PUTRAJAYA: The High Court was right in excluding the government as a defendant in a civil suit over the murder of Mongolian Altantuya Shaariibuu, although two policemen were found guilty of the crime, the Federal Court was told yesterday.

Senior federal counsel Datuk Nik Suhaimi Nik Sulaiman said this when submitting in support of the government’s application to the Federal Court for leave to appeal against the decision of the Court of Appeal to reinstate the government as a party in the civil suit.

Nik Suhaimi raised the question of whether the government is liable under the Government Proceedings Act 1956 when a public officer commits a murder.

He also asked whether a murder committed by a public officer will make the government liable under the Civil Law Act 1956, and whether murder is a cause of action under that provision.

Also representing the government in the leave application are senior federal counsels Norinna Bahadun and Muhammad Azmi Mashud.

Altantuya’s family, led by her father Dr Shaariibuu Setev, filed the RM100 million civil suit over her death in 2007. She was murdered in October 2006. The family is represented by a team of lawyers led by Ramkarpal Singh.

Ramkarpal, in challenging the leave application, argued that the Court of Appeal’s decision to overturn the government’s bid to dismiss the civil suit meant that the case is not “obviously unsustainable” as required under the Rules of Court 2012 to permit a strike-out application. The order relates to strike-out pleadings, where it must be clear through the pleadings that there is no reasonable cause of action by the government as the respondent.
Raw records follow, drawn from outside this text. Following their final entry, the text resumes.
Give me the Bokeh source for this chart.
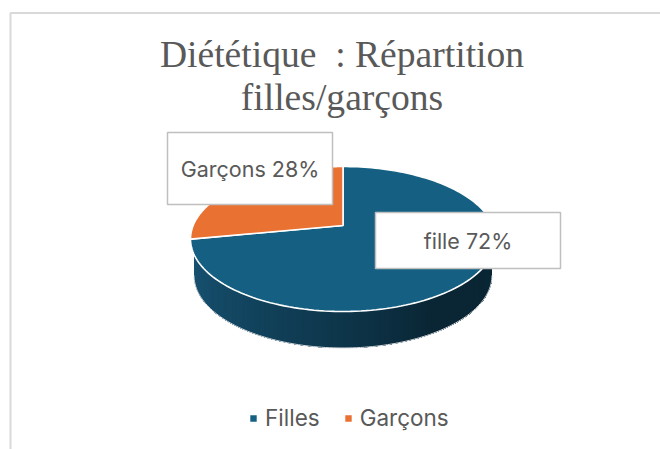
import numpy as np
from bokeh.plotting import figure
from bokeh.embed import file_html
from bokeh.resources import INLINE
from bokeh.models import Range1d, Legend, LegendItem
from bokeh.core.properties import value

title_lines = ["Diététique\u00a0 : Répartition", "filles/garçons"]
legend_labels = ["Filles", "Garçons"]
slice_labels = ["fille", "Garçons"]
shares = [72, 28]
colors = ["#156082", "#E97132"]

W, H = 660, 449
p = figure(width=W, height=H, output_backend="svg", toolbar_location=None,
           x_range=Range1d(0, W), y_range=Range1d(H, 0),
           min_border=0, outline_line_color=None, background_fill_color="white")
p.axis.visible = False
p.grid.visible = False

# chart frame (runs off the right and the bottom of the picture)
p.line([10, 10, 700], [500, 12.5, 12.5], line_color="#d9d9d9", line_width=2)

# projected pie geometry
CX, CY, RX, RY, TILT = 342.5, 238.5, 152.5, 72.5, 0.186
WALL_CY, WALL_RX = 275.0, 149.0


def project(theta):
    """theta: clockwise from the top, in radians -> point on the tilted disc."""
    u, v = np.sin(theta), np.cos(theta)
    d = 1 + TILT * v
    return CX + RX * u * np.sqrt(1 - TILT ** 2) / d, CY - RY * (v + TILT) / d


apex = (CX, CY - RY * TILT)

# side wall: each strip covers the rest of the wall, so no seams show
ts = np.linspace(-np.pi / 2, np.pi / 2, 91)
stops_x = [0.0, 0.25, 0.5, 0.72, 1.0]
stops_c = np.array([[24, 84, 116], [19, 70, 97], [14, 54, 75], [10, 37, 51], [11, 40, 55]])
for a in ts[:-1]:
    tt = np.linspace(a, np.pi / 2, 60)
    xs = WALL_RX * np.sin(tt) + CX
    ybot = WALL_CY + RY * np.cos(tt)
    ytop = np.maximum(CY + RY * np.sqrt(np.clip(1 - ((xs - CX) / RX) ** 2, 0, 1)) - 3, WALL_CY - 37)
    f = (a + np.pi / 2 + np.pi / 180) / np.pi
    c = [int(np.interp(f, stops_x, stops_c[:, i])) for i in range(3)]
    col = "#%02x%02x%02x" % tuple(c)
    p.patch(list(xs) + list(xs[::-1]), list(ybot) + list(ytop[::-1]),
            fill_color=col, line_color=None)
# thin light rim under the wall
tt = np.linspace(-np.pi / 2, np.pi / 2, 120)
p.line(WALL_RX * np.sin(tt) + CX, WALL_CY + RY * np.cos(tt), line_color="#d9dde0", line_width=1)

# top face, from the shares
renderers = []
angle = 0.0
for share, col in zip(shares, colors):
    end = angle + share / sum(shares) * 2 * np.pi
    th = np.linspace(angle, end, 160)
    x, y = project(th)
    xs = [apex[0]] + list(x)
    ys = [apex[1]] + list(y)
    renderers.append(p.patch(xs, ys, fill_color=col, line_color="white", line_width=1.6))
    angle = end

# data labels
boxes = [(375, 560, 212, 268), (167, 332, 132, 204)]
for (x0, x1, y0, y1), name, share in zip(boxes, slice_labels, shares):
    p.quad(left=[x0], right=[x1], top=[y0], bottom=[y1], fill_color="white",
           line_color="#bfbfbf", line_width=1.5)
    p.text([(x0 + x1) / 2], [(y0 + y1) / 2 + 0.5], text=[f"{name} {share}%"],
           text_font=value("Inter"), text_font_size="21.5px", text_color="#595959",
           text_align="center", text_baseline="middle")

# title
for yy, line in zip([54, 97], title_lines):
    p.text([341.5], [yy], text=[line], text_font=value("Liberation Serif"), text_font_size="37.6px",
           text_color="#595959", text_align="center", text_baseline="middle")

legend = Legend(items=[LegendItem(label=l, renderers=[r]) for l, r in zip(legend_labels, renderers)],
                orientation="horizontal", location=(248, 18), border_line_color=None,
                background_fill_alpha=0, glyph_width=10, glyph_height=10,
                label_text_font="Inter", label_text_font_size="22.5px", label_text_color="#595959",
                spacing=23, padding=4, margin=0, label_standoff=7)
p.add_layout(legend, "center")

open("out.html", "w").write(file_html(p, INLINE))
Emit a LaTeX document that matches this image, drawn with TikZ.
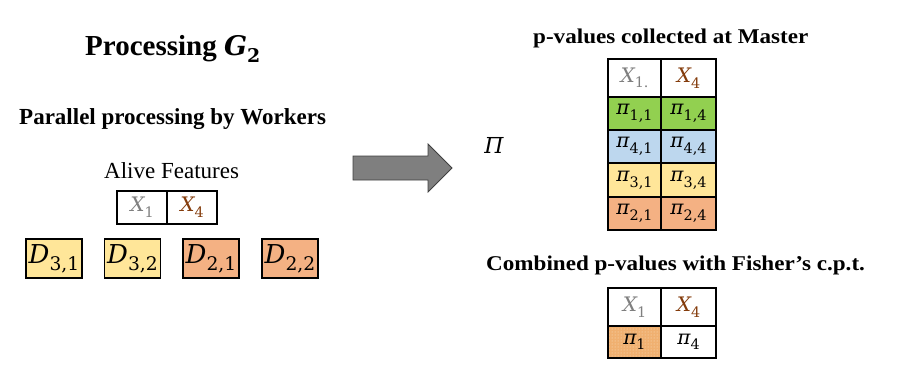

 In a nutshell, this means that the civil suit must prove Altantuya’s murder all over again, making the argument on whether the murder is a cause of action or a tort irrelevant as the matter has not been proven in the civil court.

“We have to go through the entire process [of proving the murder] again, which we are doing now,” Ramkarpal said.

The leave application was heard yesterday by Federal Court Judges Datuk Mohd Zawawi Salleh, who chaired the bench, and Datuk Alizatul Khair Osman Khairuddin and Datuk Nallini Pathmanathan.

Following the hearing of the arguments by both parties, the bench reserved judgement until tomorrow.